The Insurance Research Council (IRC) in its recent study, “Trends in Homeowners Insurance Claims” presented that homeowners insurance claims cost has been rising rapidly.

The IRC study attributed the claim cost rise to the increase on the number of claims and its severity.

From 1997 to 2011, the average claims payment per insured home across the United States had increased from $229 to $626, a 173 percent hike. Last year, the claims costs per insured home have rose to 27 percent.

In doing the study, the IRC went through the process of examining homeowner insurance claims that were and were not related to catastrophic events. However, the study was able to pinpoint that the trend in the average claim severity both for claims from catastrophe-related events and non-catastrophic events were almost similar with claim severity increasing to almost 200 percent. The claim severity refers to the average claim payment per paid claim. The average claim payment per paid claim in the 15-year period covered by the study had reached to $7,553 for catastrophe related claims and $8,077 for non-catastrophe related claims.
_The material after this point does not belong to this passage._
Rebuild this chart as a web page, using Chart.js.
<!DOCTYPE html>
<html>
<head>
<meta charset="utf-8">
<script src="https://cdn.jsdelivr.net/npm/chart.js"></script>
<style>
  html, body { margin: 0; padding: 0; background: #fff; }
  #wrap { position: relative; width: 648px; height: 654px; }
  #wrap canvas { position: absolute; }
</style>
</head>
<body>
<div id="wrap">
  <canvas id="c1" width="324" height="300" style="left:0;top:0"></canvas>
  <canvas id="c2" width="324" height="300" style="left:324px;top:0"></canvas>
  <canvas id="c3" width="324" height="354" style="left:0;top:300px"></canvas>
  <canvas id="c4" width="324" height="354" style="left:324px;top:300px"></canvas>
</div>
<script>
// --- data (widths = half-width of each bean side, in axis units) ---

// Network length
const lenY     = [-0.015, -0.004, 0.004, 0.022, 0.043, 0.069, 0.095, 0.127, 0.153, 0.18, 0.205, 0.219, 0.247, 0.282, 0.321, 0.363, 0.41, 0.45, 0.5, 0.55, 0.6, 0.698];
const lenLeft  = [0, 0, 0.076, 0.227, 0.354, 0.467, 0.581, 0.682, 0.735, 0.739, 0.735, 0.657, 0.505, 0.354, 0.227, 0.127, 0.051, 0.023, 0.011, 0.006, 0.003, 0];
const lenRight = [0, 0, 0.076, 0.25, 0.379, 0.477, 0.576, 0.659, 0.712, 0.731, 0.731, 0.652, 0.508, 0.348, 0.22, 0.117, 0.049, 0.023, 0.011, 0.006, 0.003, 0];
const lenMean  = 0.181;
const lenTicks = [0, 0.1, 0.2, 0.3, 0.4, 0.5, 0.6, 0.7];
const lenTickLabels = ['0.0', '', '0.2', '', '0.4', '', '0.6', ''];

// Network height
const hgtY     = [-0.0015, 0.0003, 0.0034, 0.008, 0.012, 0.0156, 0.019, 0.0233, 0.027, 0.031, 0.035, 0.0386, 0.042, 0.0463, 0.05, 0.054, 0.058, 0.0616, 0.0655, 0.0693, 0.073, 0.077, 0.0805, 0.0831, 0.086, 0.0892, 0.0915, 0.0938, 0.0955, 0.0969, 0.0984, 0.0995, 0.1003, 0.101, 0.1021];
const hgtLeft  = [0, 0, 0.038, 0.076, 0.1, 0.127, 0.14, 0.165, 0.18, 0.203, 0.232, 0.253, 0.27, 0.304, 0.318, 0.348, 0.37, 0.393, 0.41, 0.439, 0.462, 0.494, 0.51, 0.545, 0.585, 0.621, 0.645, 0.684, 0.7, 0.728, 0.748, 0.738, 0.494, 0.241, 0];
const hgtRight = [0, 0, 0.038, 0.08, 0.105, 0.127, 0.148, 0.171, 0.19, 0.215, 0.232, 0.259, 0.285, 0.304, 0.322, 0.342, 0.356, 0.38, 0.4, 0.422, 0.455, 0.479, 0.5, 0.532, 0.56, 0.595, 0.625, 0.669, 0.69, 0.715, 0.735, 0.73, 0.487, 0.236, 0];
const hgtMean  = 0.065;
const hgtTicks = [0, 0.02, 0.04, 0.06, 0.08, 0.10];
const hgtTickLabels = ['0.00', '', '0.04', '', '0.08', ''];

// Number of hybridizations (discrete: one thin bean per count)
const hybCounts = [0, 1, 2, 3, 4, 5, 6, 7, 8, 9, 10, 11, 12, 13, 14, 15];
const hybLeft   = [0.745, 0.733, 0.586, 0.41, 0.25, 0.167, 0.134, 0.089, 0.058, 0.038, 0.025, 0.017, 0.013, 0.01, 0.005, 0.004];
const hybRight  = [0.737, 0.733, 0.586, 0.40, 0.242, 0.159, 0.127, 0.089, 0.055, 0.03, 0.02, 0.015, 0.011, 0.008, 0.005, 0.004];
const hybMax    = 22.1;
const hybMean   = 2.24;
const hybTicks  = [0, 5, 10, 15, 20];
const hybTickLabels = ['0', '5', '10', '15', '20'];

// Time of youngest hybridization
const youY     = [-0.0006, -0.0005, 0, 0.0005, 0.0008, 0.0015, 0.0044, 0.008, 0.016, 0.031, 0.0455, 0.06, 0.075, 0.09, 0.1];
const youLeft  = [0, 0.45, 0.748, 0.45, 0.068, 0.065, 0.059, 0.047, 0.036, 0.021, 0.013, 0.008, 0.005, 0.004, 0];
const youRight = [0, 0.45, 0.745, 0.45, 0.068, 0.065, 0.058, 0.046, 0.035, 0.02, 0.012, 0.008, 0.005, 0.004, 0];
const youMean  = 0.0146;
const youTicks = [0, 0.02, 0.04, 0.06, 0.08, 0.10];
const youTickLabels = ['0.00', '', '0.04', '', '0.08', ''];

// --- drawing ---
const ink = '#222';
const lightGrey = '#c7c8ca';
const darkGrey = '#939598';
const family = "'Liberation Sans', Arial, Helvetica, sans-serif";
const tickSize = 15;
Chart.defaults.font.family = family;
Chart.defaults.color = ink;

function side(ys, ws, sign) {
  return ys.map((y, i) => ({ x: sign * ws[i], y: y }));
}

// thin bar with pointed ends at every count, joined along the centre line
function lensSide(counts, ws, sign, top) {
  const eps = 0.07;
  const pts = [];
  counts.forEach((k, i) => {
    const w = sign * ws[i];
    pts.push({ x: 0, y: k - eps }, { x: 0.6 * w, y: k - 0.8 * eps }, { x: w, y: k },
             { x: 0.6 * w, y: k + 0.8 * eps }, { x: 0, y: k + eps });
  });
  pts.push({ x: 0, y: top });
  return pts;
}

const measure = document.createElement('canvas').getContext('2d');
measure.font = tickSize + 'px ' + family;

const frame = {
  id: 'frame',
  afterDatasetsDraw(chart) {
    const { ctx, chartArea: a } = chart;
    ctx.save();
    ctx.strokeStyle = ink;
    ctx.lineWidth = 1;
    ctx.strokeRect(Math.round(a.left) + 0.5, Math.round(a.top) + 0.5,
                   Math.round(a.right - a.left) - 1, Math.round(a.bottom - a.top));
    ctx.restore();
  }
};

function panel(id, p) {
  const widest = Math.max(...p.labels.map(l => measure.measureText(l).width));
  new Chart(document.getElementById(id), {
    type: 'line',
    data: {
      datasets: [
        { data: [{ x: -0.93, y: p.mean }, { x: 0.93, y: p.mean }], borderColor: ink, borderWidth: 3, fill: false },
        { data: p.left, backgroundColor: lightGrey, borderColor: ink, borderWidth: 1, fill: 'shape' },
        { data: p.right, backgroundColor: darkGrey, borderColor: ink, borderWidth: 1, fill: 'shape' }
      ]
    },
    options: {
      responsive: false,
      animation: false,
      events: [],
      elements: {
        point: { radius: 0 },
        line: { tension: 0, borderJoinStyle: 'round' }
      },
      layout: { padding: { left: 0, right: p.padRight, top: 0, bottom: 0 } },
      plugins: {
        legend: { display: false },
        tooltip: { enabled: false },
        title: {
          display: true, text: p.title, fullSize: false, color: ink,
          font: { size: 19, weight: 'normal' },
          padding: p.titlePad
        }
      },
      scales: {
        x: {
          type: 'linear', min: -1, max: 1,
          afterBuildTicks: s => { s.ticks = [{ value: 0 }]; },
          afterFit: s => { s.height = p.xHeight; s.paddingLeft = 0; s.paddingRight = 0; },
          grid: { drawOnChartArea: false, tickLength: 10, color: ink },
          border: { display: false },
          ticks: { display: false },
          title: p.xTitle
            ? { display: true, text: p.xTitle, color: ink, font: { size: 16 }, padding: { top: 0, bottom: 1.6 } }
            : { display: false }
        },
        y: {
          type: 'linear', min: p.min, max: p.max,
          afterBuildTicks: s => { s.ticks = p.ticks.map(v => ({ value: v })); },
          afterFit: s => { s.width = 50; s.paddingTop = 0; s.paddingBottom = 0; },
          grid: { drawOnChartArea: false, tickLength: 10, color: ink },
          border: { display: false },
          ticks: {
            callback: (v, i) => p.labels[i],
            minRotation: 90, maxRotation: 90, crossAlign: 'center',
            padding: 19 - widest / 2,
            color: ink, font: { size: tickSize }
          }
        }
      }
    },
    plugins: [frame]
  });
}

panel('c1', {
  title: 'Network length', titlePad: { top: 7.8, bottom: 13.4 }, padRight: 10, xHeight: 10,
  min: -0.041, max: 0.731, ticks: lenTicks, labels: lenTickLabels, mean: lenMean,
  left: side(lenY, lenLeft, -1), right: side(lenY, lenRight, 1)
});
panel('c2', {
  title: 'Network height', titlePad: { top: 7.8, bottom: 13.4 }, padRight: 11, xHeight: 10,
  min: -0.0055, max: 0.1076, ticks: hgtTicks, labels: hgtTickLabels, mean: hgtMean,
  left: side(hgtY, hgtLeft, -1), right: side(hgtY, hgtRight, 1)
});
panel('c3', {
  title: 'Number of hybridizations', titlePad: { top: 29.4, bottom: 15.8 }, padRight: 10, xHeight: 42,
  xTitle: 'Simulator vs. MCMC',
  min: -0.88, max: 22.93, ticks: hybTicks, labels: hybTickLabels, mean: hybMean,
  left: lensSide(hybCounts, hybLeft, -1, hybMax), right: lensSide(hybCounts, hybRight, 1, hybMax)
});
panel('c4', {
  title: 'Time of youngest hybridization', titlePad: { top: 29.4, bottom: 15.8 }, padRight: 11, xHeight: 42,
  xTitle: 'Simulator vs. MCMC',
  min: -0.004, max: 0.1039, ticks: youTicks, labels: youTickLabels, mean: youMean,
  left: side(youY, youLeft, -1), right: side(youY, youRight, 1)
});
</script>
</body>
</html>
On the other hand, the homeowners insurance claim frequency between catastrophe related claims and non-catastrophe related claims are quite different. The claim frequency refers to the number of paid claims per 100 insured homes. Frequency of claims unrelated to catastrophe had substantially reduced in the 15-year period but the frequency of claims related to catastrophic events had significantly increased at the rate of 2.9 percent since 2005.
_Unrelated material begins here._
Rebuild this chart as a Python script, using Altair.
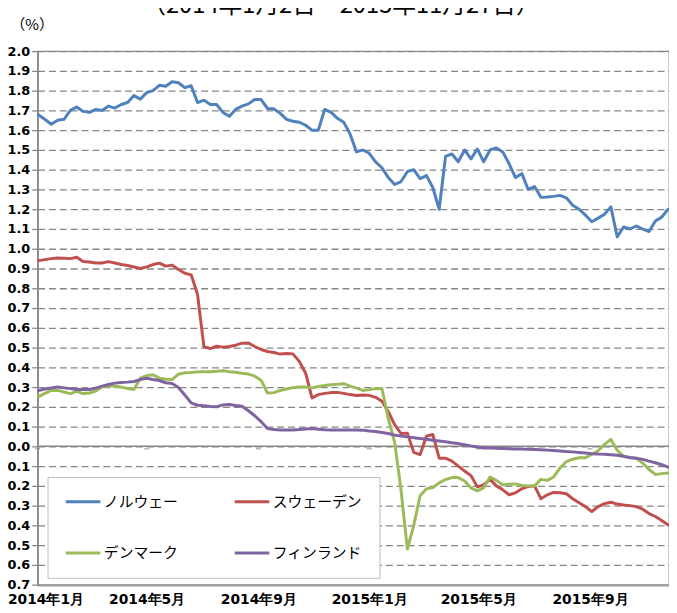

IRC Senior Vice President Elizabeth Sprinkel pointed out that the study showed “significant implications for everyone involved” in the homeowners insurance. Insurers through the study can see the challenges they encounter in responding to the rapid growth of claims while consumers can see the need to take necessary steps to control the risk of having homeowners insurance claims.

The IRC in the said study used data from the Fast Monitoring System, and have represented almost 50 percent of the homeowners insurance market in the U.S. The said institution is being supported by different property and casualty insurance companies.